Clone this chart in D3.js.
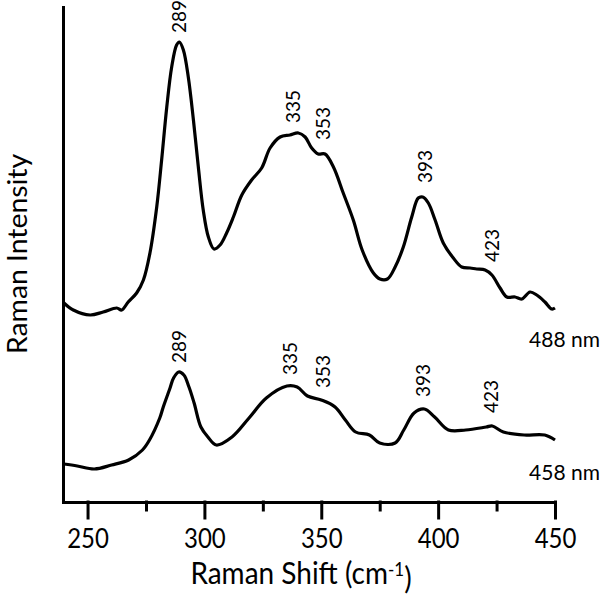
<!DOCTYPE html>
<meta charset="utf-8">
<style>

body {
  margin: 0;
  background: #fff;
}

text {
  font-family: Lato, "Open Sans", sans-serif;
  fill: #000;
}

.axis path,
.axis line {
  stroke: #000;
  stroke-width: 3px;
  stroke-linecap: square;
}

.axis text {
  font-size: 24px;
}

.spectrum {
  fill: none;
  stroke: #000;
  stroke-width: 3.2px;
  stroke-linejoin: round;
}

.peak {
  font-size: 19px;
}

.series-name {
  font-size: 21px;
}

.title {
  font-size: 28px;
}

</style>
<svg width="600" height="596"></svg>
<script src="https://cdnjs.cloudflare.com/ajax/libs/d3/7.8.5/d3.min.js"></script>
<script>

// tick labels of the shift axis
var shiftTicks = [250, 300, 350, 400, 450];
var minorTicks = [275, 325, 375, 425];

// 488 nm spectrum (Raman shift in cm-1, intensity in arbitrary units)
var shift488 = [239.9, 243.9, 251.1, 256.7, 262.5, 264.6, 267.4, 271.0, 273.9, 276.7,
  279.6, 281.7, 283.9, 286.0, 288.1, 289.3, 291.0, 293.1, 295.3, 297.4,
  299.5, 301.7, 304.1, 306.7, 309.5, 312.4, 316.0, 320.2, 324.5, 328.1,
  332.4, 336.6, 340.2, 343.1, 345.9, 348.7, 351.6, 355.2, 359.4, 363.7,
  367.5, 372.3, 375.1, 378.3, 381.6, 385.1, 388.7, 391.5, 393.4, 395.8,
  398.7, 402.2, 406.5, 410.1, 413.7, 416.5, 420.1, 423.0, 426.5, 429.4,
  432.9, 435.8, 439.3, 442.2, 445.7, 448.6, 450.0];
var int488 = [199, 192, 187, 190, 194, 192, 200, 209, 222, 249,
  295, 342, 395, 435, 457, 460, 452, 425, 382, 335,
  292, 265, 253, 257, 269, 285, 307, 322, 334, 354,
  365, 367, 369, 365, 354, 348, 348, 335, 309, 282,
  252, 229, 223, 223, 235, 255, 285, 304, 305, 299,
  282, 259, 244, 235, 234, 233, 232, 227, 214, 205,
  205, 203, 210, 207, 200, 193, 194];

// 458 nm spectrum
var shift458 = [239.9, 245.6, 252.9, 260.3, 267.6, 273.5, 276.5, 280.9, 282.4, 285.3,
  286.8, 289.0, 291.2, 293.4, 295.6, 298.5, 301.5, 305.1, 311.8, 319.1,
  326.5, 335.3, 339.7, 344.1, 350.0, 355.9, 360.3, 364.7, 370.6, 375.0,
  381.6, 385.3, 389.7, 394.1, 398.5, 404.4, 411.8, 420.6, 423.2, 427.9,
  436.8, 445.6, 450.0];
var int458 = [38, 36, 33, 37, 42, 52, 62, 84, 95, 114,
  124, 130, 127, 115, 99, 75, 65, 57, 65, 84,
  104, 116, 115, 106, 102, 95, 82, 70, 67, 59,
  59, 72, 89, 93, 85, 72, 72, 75, 76, 70,
  67, 67, 62];

// peak annotations
var peakLabels = ["289", "335", "353", "393", "423"];
var labelShift488 = [289.3, 337.9, 350.7, 394.4, 423.1];
var labelInt488 = [469, 379, 362, 319, 240];
var labelShift458 = [289.0, 336.8, 350.7, 393.4, 422.8];
var labelInt458 = [139, 127, 114, 105, 89];

var seriesNames = ["488 nm", "458 nm"];
var nameShift = [438.9, 438.9];
var nameInt = [155, 22];

// horizontal text in the original looks a bit taller than Lato
var stretch = 1.1;

var svg = d3.select("svg");

var x = d3.scaleLinear()
    .domain([239.5, 450])
    .range([63, 555]);

var y = d3.scaleLinear()
    .domain([0, 495])
    .range([502, 7]);

var line = d3.line()
    .x(function(d) { return x(d[0]); })
    .y(function(d) { return y(d[1]); })
    .curve(d3.curveCatmullRom.alpha(0.5));

// axes
svg.append("g")
    .attr("class", "axis")
    .attr("transform", "translate(0,502)")
    .call(d3.axisBottom(x).tickValues(minorTicks).tickSize(8).tickSizeOuter(0).tickFormat(""))
    .select(".domain").remove();

var xAxis = svg.append("g")
    .attr("class", "axis")
    .attr("transform", "translate(0,502)")
    .call(d3.axisBottom(x).tickValues(shiftTicks).tickSize(16).tickSizeOuter(0));

xAxis.selectAll(".tick text")
    .attr("y", null)
    .attr("dy", null)
    .attr("transform", "translate(0,46) scale(1," + stretch + ")");

svg.append("g")
    .attr("class", "axis")
    .attr("transform", "translate(63,0)")
    .call(d3.axisLeft(y).tickValues([]).tickSizeOuter(0));

// spectra
svg.append("path")
    .datum(d3.zip(shift488, int488))
    .attr("class", "spectrum")
    .attr("d", line);

svg.append("path")
    .datum(d3.zip(shift458, int458))
    .attr("class", "spectrum")
    .attr("d", line);

function addPeaks(shifts, ints) {
  svg.append("g").selectAll("text")
    .data(peakLabels)
    .enter().append("text")
      .attr("class", "peak")
      .attr("transform", function(d, i) {
        return "translate(" + x(shifts[i]) + "," + y(ints[i]) + ") rotate(-90)";
      })
      .attr("dy", "0.36em")
      .text(function(d) { return d; });
}
addPeaks(labelShift488, labelInt488);
addPeaks(labelShift458, labelInt458);

svg.append("g").selectAll("text")
  .data(seriesNames)
  .enter().append("text")
    .attr("class", "series-name")
    .attr("x", function(d, i) { return x(nameShift[i]); })
    .attr("y", function(d, i) { return y(nameInt[i]); })
    .text(function(d) { return d; });

// axis titles
var xt = svg.append("text")
    .attr("class", "title")
    .attr("transform", "translate(301,584) scale(1," + stretch + ")")
    .attr("text-anchor", "middle")
    .text("Raman Shift (cm");
xt.append("tspan")
    .attr("dy", "-0.45em")
    .style("font-size", "17px")
    .text("-1");
xt.append("tspan")
    .attr("dy", "0.45em")
    .text(")");

svg.append("text")
    .attr("class", "title")
    .style("font-size", "27px")
    .attr("transform", "translate(27,254) rotate(-90) scale(1.05,1)")
    .attr("text-anchor", "middle")
    .text("Raman Intensity");

</script>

......

=== What is needed ===
Quote, please, every line of the material above from its start through the line that has "var minorTicks = [275, 325, 375, 425];", reproducing the words exactly and dropping any images.

=== Answer ===
Clone this chart in D3.js.
<!DOCTYPE html>
<meta charset="utf-8">
<style>

body {
  margin: 0;
  background: #fff;
}

text {
  font-family: Lato, "Open Sans", sans-serif;
  fill: #000;
}

.axis path,
.axis line {
  stroke: #000;
  stroke-width: 3px;
  stroke-linecap: square;
}

.axis text {
  font-size: 24px;
}

.spectrum {
  fill: none;
  stroke: #000;
  stroke-width: 3.2px;
  stroke-linejoin: round;
}

.peak {
  font-size: 19px;
}

.series-name {
  font-size: 21px;
}

.title {
  font-size: 28px;
}

</style>
<svg width="600" height="596"></svg>
<script src="https://cdnjs.cloudflare.com/ajax/libs/d3/7.8.5/d3.min.js"></script>
<script>

// tick labels of the shift axis
var shiftTicks = [250, 300, 350, 400, 450];
var minorTicks = [275, 325, 375, 425];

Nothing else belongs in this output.